Porque en el recuerdo permanece la traumática oleada de violencia postelectoral de 2007-2008, cuando más de 1.300 personas perdieron la vida y unas 600.000 personas resultaron desplazadas de sus hogares huyendo de violaciones, asesinatos, robos, el incendio de sus casas y hasta circuncisiones forzosas. El entonces presidente, Mwai Kibaki (kikuyu como Kenyatta y que contaba con el apoyo de este) se medía en las urnas con Odinga por la jefatura del Estado. Odinga era favorito en las encuestas, Odinga lideraba el recuento y Odinga terminó por perder esas elecciones. La misión de observación electoral de la Unión Europea maquilló verbalmente que las votaciones habían sido un atraco: “La falta de transparencia y el número de irregularidades verificadas hacen dudar de la exactitud del resultado anunciado”. Solo en una circunscripción, las inconsistencias entre el recuento in situ y los datos llegados a Nairobi sumaban 25.000 votos más a favor de Kibaki, que fue declarado vencedor por la Comisión Electoral y juró el cargo en un acto medio a escondidas, a última hora de la tarde y sin dignatarios invitados ni gaitas.
Odinga levantó el banderín de fuera de juego, alegó tongo, se autoproclamó ganador de los comicios y animó a la gente a protestar. Miembros de la numerosas tribu kalenjin, entonces aliados de Odinga, se cebaron con los kikuyu en el Valle del Rift y éstos contraatacaron. Las chabolas de Nairobi, hogar de inmigrantes de las 42 tribus del país, ardieron. Más de mil muertos y nueve años después, nadie ha sido condenado por aquello. Y el hecho de que las causas del Tribunal Penal Internacional contra el actual presidente, Uhuru Kenyatta, su vicepresidente, William Ruto, y otros cuatro supuestos artífices de la violencia no llegaran a ninguna parte (de repente, hubo testigos que cambiaron de opinión; otros directamente desaparecieron sin dejar rastro), demostró una vez más que la impunidad es la norma en Kenia. Además, ahora, a diferencia de 2013, hay un presidente que opta a la reelección, en un país en el que las transiciones se tienden a atragantar. Las fuerzas de seguridad, los servicios de emergencia y la Cruz Roja se han preparado para cualquier escenario y las embajadas no han escatimado en mensajes de alerta a sus compatriotas.

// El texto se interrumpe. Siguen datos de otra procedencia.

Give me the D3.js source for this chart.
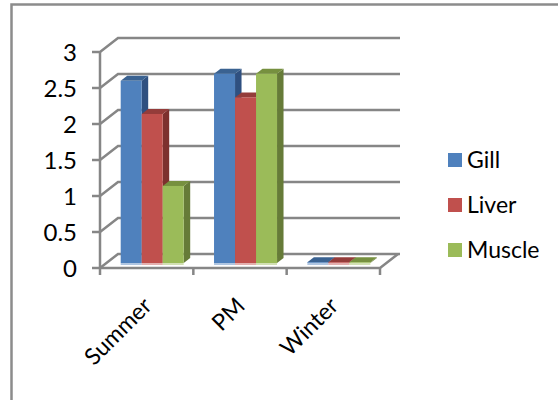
<!DOCTYPE html>
<html>
<head>
<meta charset="utf-8">
<script src="https://cdn.jsdelivr.net/npm/d3@7"></script>
<style>
  html, body { margin: 0; padding: 0; background: #fff; overflow: hidden; }
  svg { display: block; }
  text { font-family: Lato, "Open Sans", "Noto Sans", sans-serif; fill: #000; }
</style>
</head>
<body>
<svg id="chart" width="558" height="400"></svg>
<script>
const categories = ["Summer", "PM", "Winter"];
const seriesNames = ["Gill", "Liver", "Muscle"];
const gill = [2.53, 2.63, 0.01];
const liver = [2.07, 2.3, 0.01];
const muscle = [1.07, 2.63, 0.01];
const yTicks = [0, 0.5, 1, 1.5, 2, 2.5, 3];
const seriesValues = [gill, liver, muscle];

// front, top and side shades for each series
const faceColors = ["#4f81bd", "#c0504d", "#9bbb59"];
const topColors = ["#3a6291", "#943c3a", "#76903f"];
const sideColors = ["#2f5080", "#7d302e", "#667b38"];
const gridColor = "#868686";

const svg = d3.select("#chart");

// wall offset of the fake 3D box
const wallDx = 18, wallDy = -14;
// bar depth
const barDx = 6.5, barDy = -5;

const x = d3.scaleBand().domain(categories).range([100, 380]);
const y = d3.scaleLinear().domain([0, 3]).range([268, 52]);
const xInner = d3.scaleBand().domain(seriesNames).range([20.7, 83.7]);
const barBase = 263;
const barHeight = v => y(0) - y(v);

// chart frame, only top and left edges fall inside the crop
svg.append("path")
  .attr("d", "M11.5,400V4.5H558")
  .attr("fill", "none")
  .attr("stroke", "#8c8c8c")
  .attr("stroke-width", 2.5);

// gridlines on the back wall and the diagonal on the side wall
const grid = svg.append("g").attr("stroke", gridColor).attr("stroke-width", 2.5).attr("fill", "none");
yTicks.forEach(t => {
  grid.append("path")
    .attr("d", `M${x.range()[0] - 8},${y(t)}H${x.range()[0]}L${x.range()[0] + wallDx},${y(t) + wallDy}H${x.range()[1] + wallDx + 2}`);
});

// axes
grid.append("path").attr("d", `M${x.range()[0]},${y(3)}V${y(0) + 7}`);
grid.append("path").attr("d", `M${x.range()[0]},${y(0)}H${x.range()[1]}L${x.range()[1] + wallDx},${y(0) + wallDy}`);
categories.concat([null]).forEach((c, i) => {
  const tx = c ? x(c) : x.range()[1];
  if (i > 0) grid.append("path").attr("d", `M${tx},${y(0)}V${y(0) + 7}`);
});

svg.append("g").selectAll("text")
  .data(yTicks)
  .join("text")
  .attr("x", 77)
  .attr("y", d => y(d))
  .attr("dy", "0.36em")
  .attr("text-anchor", "end")
  .attr("font-size", 24)
  .text(d => d);

// bars
const bars = svg.append("g");
categories.forEach((cat, ci) => {
  seriesNames.forEach((name, si) => {
    const v = seriesValues[si][ci];
    const bx = x(cat) + xInner(name);
    const w = xInner.bandwidth();
    const top = barBase - barHeight(v);
    // side
    bars.append("path")
      .attr("d", `M${bx + w},${top}l${barDx},${barDy}V${barBase + barDy}L${bx + w},${barBase}Z`)
      .attr("fill", sideColors[si]);
    // top
    bars.append("path")
      .attr("d", `M${bx},${top}l${barDx},${barDy}h${w}l${-barDx},${-barDy}Z`)
      .attr("fill", topColors[si]);
    // front
    bars.append("rect")
      .attr("x", bx).attr("y", top)
      .attr("width", w).attr("height", barBase - top)
      .attr("fill", faceColors[si]);
    // pale reflection under the bar
    bars.append("rect")
      .attr("x", bx).attr("y", barBase)
      .attr("width", w).attr("height", 2)
      .attr("fill", faceColors[si])
      .attr("opacity", 0.45);
  });
});

// category labels
svg.append("g").selectAll("text")
  .data(categories)
  .join("text")
  .attr("transform", d => `translate(${x(d) + x.bandwidth() / 2 - 5},${y(0) + 28}) rotate(-45)`)
  .attr("text-anchor", "end")
  .attr("dy", "0.7em")
  .attr("font-size", 23)
  .text(d => d);

// legend
const legendY = d3.scalePoint().domain(seriesNames).range([160, 250]);
const legend = svg.append("g").selectAll("g")
  .data(seriesNames)
  .join("g")
  .attr("transform", d => `translate(448,${legendY(d)})`);
legend.append("rect")
  .attr("x", 0).attr("y", -7)
  .attr("width", 14).attr("height", 14)
  .attr("fill", (d, i) => faceColors[i]);
legend.append("text")
  .attr("x", 19)
  .attr("dy", "0.34em")
  .attr("font-size", 23)
  .text(d => d);
</script>
</body>
</html>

Temor a los cambios que promete Odinga
De ganar Kenyatta, quincuagenario, el hombre más rico del país y eximputado por La Haya por crímenes de lesa humanidad, seguirá haciendo negocio con Occidente y China y desarrollando sus políticas liberales con su escaso talante y sin más ideología que la del billete. Odinga, de 72 años, es un antiguo filocomunista (llamó Fidel a uno de sus hijos en honor a Castro) vendido al liberalismo cuyas propuestas (por lo general, igual de vacías e irreales que las de su rival) tienen algunos puntos que merece la pena destacar.
Odinga se ha empeñado en sacar de Somalia las tropas kenianas a las que él mismo mandó como primer ministro de un gobierno de coalición nacional, con lo que los fundamentalistas islámicos de Al Shabab contarían con mayor margen de crecimiento de no rellenarse el hueco dejado por el Ejército keniano; en una ocasión dijo que reconocería Somalilandia –de facto independiente del resto de Somalia desde 1991, pero sin reconocimiento internacional alguno–, lo cual le costaría un buen enganchón en la Unión Africana; y sus mejores relaciones con el actual presidente tanzano, John Magufuli, servirían para revitalizar una maltrecha Comunidad de África Oriental y avanzar en los esfuerzos por estabilizar la región.
Quizá ahora puedas dejar de preguntarte por qué deberían importarte las elecciones en ese país de África oriental, muy similar a España en extensión y población, de los pocos más o menos estables en la zona, como hemos visto aliado en la lucha contra el terrorismo, zona de paso para petróleo y ayuda humanitaria, precario hogar de casi medio millón de refugiados de los países vecinos y casilla en el tablero de la expansión china por el mundo. O mucho más a ras de suelo: te deberían interesar estos comicios porque tal vez las rosas que le regalaste a tu madre provengan de allí, o igual el café o el té del bar de la oficina crecieran en suelo keniano o la luna de miel de tu prima vaya a tener como escenario la sabana del Maasai Mara.
Pero lejos de aquel paraíso de ñúes y leopardos, en Kibera, el barrio chabolista más grande de la capital, la sensación de victoria de Odinga está generalizada, lo cual tiene un lado peligroso en una de las zonas más calientes de la violencia de hace nueve años: el candidato opositor ha estado lanzando mensajes de desconfianza en la Comisión Electoral y en otras instituciones, lo cual podría llegar a usarse como justificación para la protesta de no estar conforme el votante de turno con el resultado. Por eso la radio y la televisión emiten casi en bucle canciones por la paz, la amistad y la fraternidad entre los kenianos, como ‘Daima’, una suerte de himno nacional no oficial en el que Eric Wainaina pide a los oyentes que se olviden de tribalismos. Porque, al fin y al cabo, la tribu es –en la mayoría de los casos– lo único que los votantes tienen en común con sus políticos.